I work on Queen St and experience problems with the trains on a consistent basis
im not surprised at all. ive been catching the train to uni/ work for the past 6 years and it always has these problems- major delays or services cancelled due to signal failures ,engine faults
that's because NZ IS a third world country
But yes a transport muckup. That's what happens after decades of Auckland tax money being used to subsidise transport in the rest of the country - decisions made by Wellington bureaucrats.
Maybe about time the Government listens to Auckland's cries for investment in the public transport system, including the rail loop. First world city with a third world public transport system. The current trains were built last century and Auckland got them when Perth upgraded their trains in the early 90's
The failings of the system last night are attributable to Labour and the left wing rabble. It's a result of their "tax the rich (hard working and educated) and give to the poor (lazy and uneducated with a sense of entitlement)" policies. Highly skilled people worth employing (including rail managers) have left the country. Get rid of the doll (and the dropkicks it creates), drop taxes on the rich (bringing good, honest hard working kiwis back). Then we can rebuild this great country.
Its Rogernomics from the 80's coming back to bite us , when Nats sold the Railways and everything else instead of investing in basic transport infrastructure , this situation may not of happened ... you look anywhere overseas and most "on to it" countries have a affordable functional rail transport system , given the increase in the price of oil and its inevitable decline in its availability , NZ should be moving towards a National rail transport systems linking all of the major centers
Governments, which let down the manufacturing sector, do not understand economics and how to make societies prosper - NZ is a classical - shame on you.
Minister Steven Joyce – what a loser.
That’s what’s happening in western society when government grow to powerful – ministers who should be sacked, in charge of investigations of their own mistakes and failures for years.
What we need in this country is a public transportation system, which is planned, constructed, build and manufactured almost entirely here in New Zealand with the help of foreign professionals. Professionalism - e.g. accuracy can only be achieved, by solid workmanship, skill, technical & logistical knowledge and not by importing most everything.

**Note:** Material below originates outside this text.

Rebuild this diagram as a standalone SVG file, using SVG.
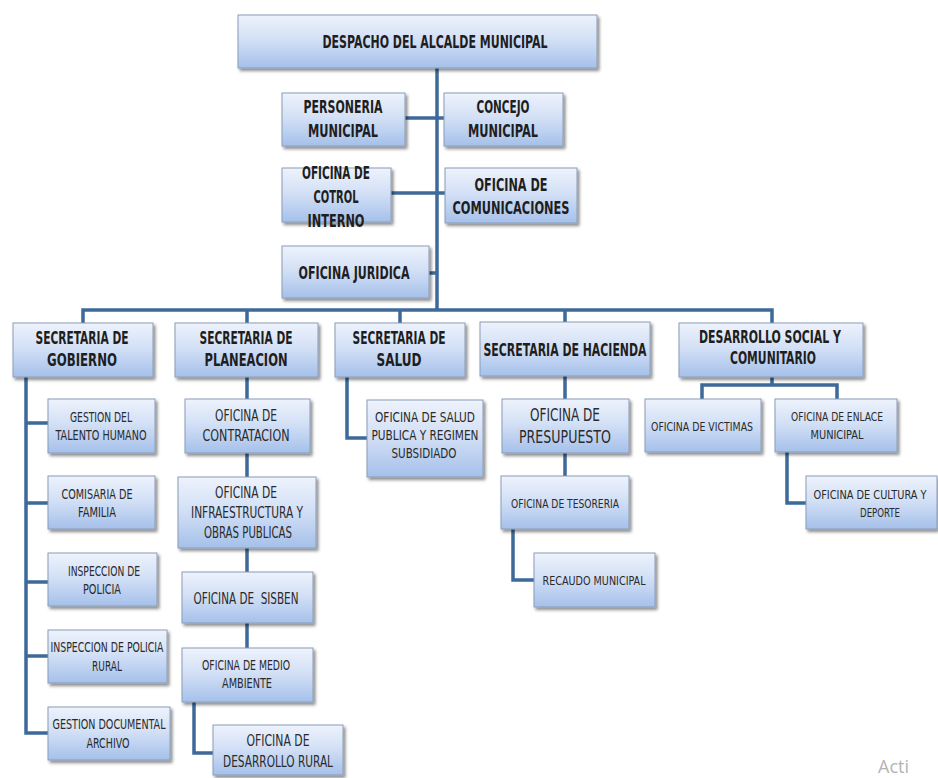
<svg xmlns="http://www.w3.org/2000/svg" width="938" height="778" viewBox="0 0 938 778">
<defs>
<linearGradient id="g" x1="0" y1="0" x2="0" y2="1">
<stop offset="0" stop-color="#eef3fc"/>
<stop offset="0.5" stop-color="#d0def5"/>
<stop offset="1" stop-color="#a5c0ea"/>
</linearGradient>
<filter id="sh" x="-10%" y="-10%" width="125%" height="135%">
<feDropShadow dx="2" dy="2.5" stdDeviation="1.5" flood-color="#000" flood-opacity="0.45"/>
</filter>
</defs>
<style>
.b{fill:url(#g);stroke:#8a9cb8;stroke-width:1;filter:url(#sh)}
.c{fill:none;stroke:#3e6a9a;stroke-width:3.5;stroke-linejoin:miter}
text{font-family:"DejaVu Sans Condensed","Liberation Sans",sans-serif;fill:#1e1e1e;text-anchor:middle}
.t1{font-size:18px;font-weight:bold}
.t5{font-size:18px;fill:#2a2a2a}
.t2{font-size:15.5px;fill:#2a2a2a}
.t3{font-size:14px;fill:#2a2a2a}
.t4{font-size:13px;fill:#2a2a2a}
.t6{font-size:11.5px;fill:#2a2a2a}
</style>
<rect width="938" height="778" fill="#fff"/>
<g id="connectors">
<path class="c" d="M437 68V310"/>
<path class="c" d="M405 118H444"/>
<path class="c" d="M391 193H445"/>
<path class="c" d="M429 273H437"/>
<path class="c" d="M83 323V310H772V323"/>
<path class="c" d="M247 310V323M400 310V323M565 310V322"/>
<path class="c" d="M26 377V733H48M26 423H48M26 503H48M26 582H48M26 656H48"/>
<path class="c" d="M247 377V399M247 453V477M247 548V572M247 623V648"/>
<path class="c" d="M194 702V753H213"/>
<path class="c" d="M347 377V438H367"/>
<path class="c" d="M565 376V399M565 453V476"/>
<path class="c" d="M513 529V580H534"/>
<path class="c" d="M772 377V385M702 399V385H837V399"/>
<path class="c" d="M787 452V503H806"/>
</g>
<g id="n-despacho"><rect class="b" x="238" y="15" width="359" height="53"/><text class="t1" x="435" y="48" textLength="225" lengthAdjust="spacingAndGlyphs">DESPACHO DEL ALCALDE MUNICIPAL</text></g>
<g id="n-personeria"><rect class="b" x="282" y="93" width="123" height="53"/><text class="t1" x="343" y="113" textLength="79" lengthAdjust="spacingAndGlyphs">PERSONERIA</text><text class="t1" x="343" y="137" textLength="70" lengthAdjust="spacingAndGlyphs">MUNICIPAL</text></g>
<g id="n-concejo"><rect class="b" x="444" y="93" width="119" height="53"/><text class="t1" x="503" y="113" textLength="53" lengthAdjust="spacingAndGlyphs">CONCEJO</text><text class="t1" x="503" y="137" textLength="70" lengthAdjust="spacingAndGlyphs">MUNICIPAL</text></g>
<g id="n-control"><rect class="b" x="282" y="168" width="109" height="54"/><text class="t1" x="336" y="179" textLength="68" lengthAdjust="spacingAndGlyphs">OFICINA DE</text><text class="t1" x="336" y="203" textLength="45" lengthAdjust="spacingAndGlyphs">COTROL</text><text class="t1" x="336" y="227" textLength="57" lengthAdjust="spacingAndGlyphs">INTERNO</text></g>
<g id="n-comunicaciones"><rect class="b" x="445" y="168" width="132" height="55"/><text class="t1" x="511" y="191" textLength="73" lengthAdjust="spacingAndGlyphs">OFICINA DE</text><text class="t1" x="511" y="214" textLength="117" lengthAdjust="spacingAndGlyphs">COMUNICACIONES</text></g>
<g id="n-juridica"><rect class="b" x="282" y="246" width="147" height="52"/><text class="t1" x="354" y="279" textLength="111" lengthAdjust="spacingAndGlyphs">OFICINA JURIDICA</text></g>
<g id="n-gobierno"><rect class="b" x="13" y="323" width="140" height="54"/><text class="t1" x="82" y="344" textLength="93" lengthAdjust="spacingAndGlyphs">SECRETARIA DE</text><text class="t1" x="82" y="366" textLength="70" lengthAdjust="spacingAndGlyphs">GOBIERNO</text></g>
<g id="n-planeacion"><rect class="b" x="175" y="323" width="143" height="54"/><text class="t1" x="246" y="344" textLength="93" lengthAdjust="spacingAndGlyphs">SECRETARIA DE</text><text class="t1" x="246" y="366" textLength="83" lengthAdjust="spacingAndGlyphs">PLANEACION</text></g>
<g id="n-salud"><rect class="b" x="335" y="323" width="130" height="54"/><text class="t1" x="399" y="344" textLength="93" lengthAdjust="spacingAndGlyphs">SECRETARIA DE</text><text class="t1" x="399" y="366" textLength="45" lengthAdjust="spacingAndGlyphs">SALUD</text></g>
<g id="n-hacienda"><rect class="b" x="480" y="322" width="170" height="54"/><text class="t1" x="565" y="356" textLength="163" lengthAdjust="spacingAndGlyphs">SECRETARIA DE HACIENDA</text></g>
<g id="n-desarrollo"><rect class="b" x="679" y="323" width="184" height="54"/><text class="t1" x="770" y="343" textLength="142" lengthAdjust="spacingAndGlyphs">DESARROLLO SOCIAL Y</text><text class="t1" x="773" y="364" textLength="86" lengthAdjust="spacingAndGlyphs">COMUNITARIO</text></g>
<g id="n-talento"><rect class="b" x="48" y="399" width="107" height="54"/><text class="t3" x="101" y="422" textLength="62" lengthAdjust="spacingAndGlyphs">GESTION DEL</text><text class="t3" x="101" y="440" textLength="91" lengthAdjust="spacingAndGlyphs">TALENTO HUMANO</text></g>
<g id="n-comisaria"><rect class="b" x="48" y="476" width="107" height="53"/><text class="t3" x="97" y="499" textLength="71" lengthAdjust="spacingAndGlyphs">COMISARIA DE</text><text class="t3" x="97" y="517" textLength="38" lengthAdjust="spacingAndGlyphs">FAMILIA</text></g>
<g id="n-inspeccion"><rect class="b" x="48" y="553" width="109" height="53"/><text class="t3" x="104" y="576" textLength="72" lengthAdjust="spacingAndGlyphs">INSPECCION DE</text><text class="t3" x="102" y="594" textLength="38" lengthAdjust="spacingAndGlyphs">POLICIA</text></g>
<g id="n-inspeccion-rural"><rect class="b" x="48" y="630" width="119" height="53"/><text class="t3" x="107" y="652" textLength="113" lengthAdjust="spacingAndGlyphs">INSPECCION DE POLICIA</text><text class="t3" x="107" y="671" textLength="30" lengthAdjust="spacingAndGlyphs">RURAL</text></g>
<g id="n-documental"><rect class="b" x="48" y="707" width="122" height="53"/><text class="t3" x="109" y="729" textLength="113" lengthAdjust="spacingAndGlyphs">GESTION DOCUMENTAL</text><text class="t3" x="108" y="748" textLength="43" lengthAdjust="spacingAndGlyphs">ARCHIVO</text></g>
<g id="n-contratacion"><rect class="b" x="185" y="399" width="125" height="54"/><text class="t2" x="246" y="421" textLength="62" lengthAdjust="spacingAndGlyphs">OFICINA DE</text><text class="t2" x="246" y="441" textLength="87" lengthAdjust="spacingAndGlyphs">CONTRATACION</text></g>
<g id="n-infraestructura"><rect class="b" x="178" y="477" width="138" height="71"/><text class="t2" x="246" y="498" textLength="62" lengthAdjust="spacingAndGlyphs">OFICINA DE</text><text class="t2" x="247" y="518" textLength="112" lengthAdjust="spacingAndGlyphs">INFRAESTRUCTURA Y</text><text class="t2" x="248" y="538" textLength="88" lengthAdjust="spacingAndGlyphs">OBRAS PUBLICAS</text></g>
<g id="n-sisben"><rect class="b" x="182" y="572" width="131" height="51"/><text class="t2" x="246" y="604" xml:space="preserve" textLength="105" lengthAdjust="spacingAndGlyphs">OFICINA DE  SISBEN</text></g>
<g id="n-medio"><rect class="b" x="182" y="648" width="131" height="54"/><text class="t3" x="246" y="670" textLength="88" lengthAdjust="spacingAndGlyphs">OFICINA DE MEDIO</text><text class="t3" x="247" y="688" textLength="50" lengthAdjust="spacingAndGlyphs">AMBIENTE</text></g>
<g id="n-rural"><rect class="b" x="213" y="725" width="130" height="50"/><text class="t2" x="278" y="746" textLength="63" lengthAdjust="spacingAndGlyphs">OFICINA DE</text><text class="t2" x="278" y="767" textLength="110" lengthAdjust="spacingAndGlyphs">DESARROLLO RURAL</text></g>
<g id="n-saludpublica"><rect class="b" x="367" y="400" width="116" height="77"/><text class="t3" x="425" y="422" textLength="100" lengthAdjust="spacingAndGlyphs">OFICINA DE SALUD</text><text class="t3" x="425" y="440" textLength="107" lengthAdjust="spacingAndGlyphs">PUBLICA Y REGIMEN</text><text class="t3" x="424" y="458" textLength="65" lengthAdjust="spacingAndGlyphs">SUBSIDIADO</text></g>
<g id="n-presupuesto"><rect class="b" x="502" y="399" width="127" height="54"/><text class="t5" x="565" y="421" textLength="70" lengthAdjust="spacingAndGlyphs">OFICINA DE</text><text class="t5" x="565" y="443" textLength="92" lengthAdjust="spacingAndGlyphs">PRESUPUESTO</text></g>
<g id="n-tesoreria"><rect class="b" x="501" y="476" width="128" height="53"/><text class="t4" x="565" y="508" textLength="108" lengthAdjust="spacingAndGlyphs">OFICINA DE TESORERIA</text></g>
<g id="n-recaudo"><rect class="b" x="534" y="553" width="121" height="54"/><text class="t4" x="594" y="585" textLength="103" lengthAdjust="spacingAndGlyphs">RECAUDO MUNICIPAL</text></g>
<g id="n-victimas"><rect class="b" x="645" y="399" width="116" height="53"/><text class="t4" x="702" y="431" textLength="102" lengthAdjust="spacingAndGlyphs">OFICINA DE VICTIMAS</text></g>
<g id="n-enlace"><rect class="b" x="775" y="399" width="122" height="53"/><text class="t4" x="837" y="421" textLength="92" lengthAdjust="spacingAndGlyphs">OFICINA DE ENLACE</text><text class="t4" x="837" y="439" textLength="53" lengthAdjust="spacingAndGlyphs">MUNICIPAL</text></g>
<g id="n-cultura"><rect class="b" x="806" y="476" width="131" height="53"/><text class="t6" x="870" y="499" textLength="113" lengthAdjust="spacingAndGlyphs">OFICINA DE CULTURA Y</text><text class="t4" x="880" y="517" textLength="40" lengthAdjust="spacingAndGlyphs">DEPORTE</text></g>
<text x="878" y="773" style="font-family:'Open Sans','DejaVu Sans',sans-serif;font-size:18px;fill:#b4b4b4;text-anchor:start">Acti</text>
</svg>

No economic sense by the government.
….and to finish that topic I ask you guys, many probably agree with Minister S. Joyce, saying it is cheaper to purchase overseas, but....
How much more revenue for the government would be generated, having a wider skilful and knowledgeable NZworkforce working in the production sector ? A prospers, full employed society would benefit the government with less worries and expenses for beneficiaries, police force, prisons and would add a massive increase in tax revenue.
Allocating infrastructure needs to overseas workforces means – the money goes out of NZ – lost revenue – lost employment - lost skill and knowlege – lost prosperity - pure stupidity by the government.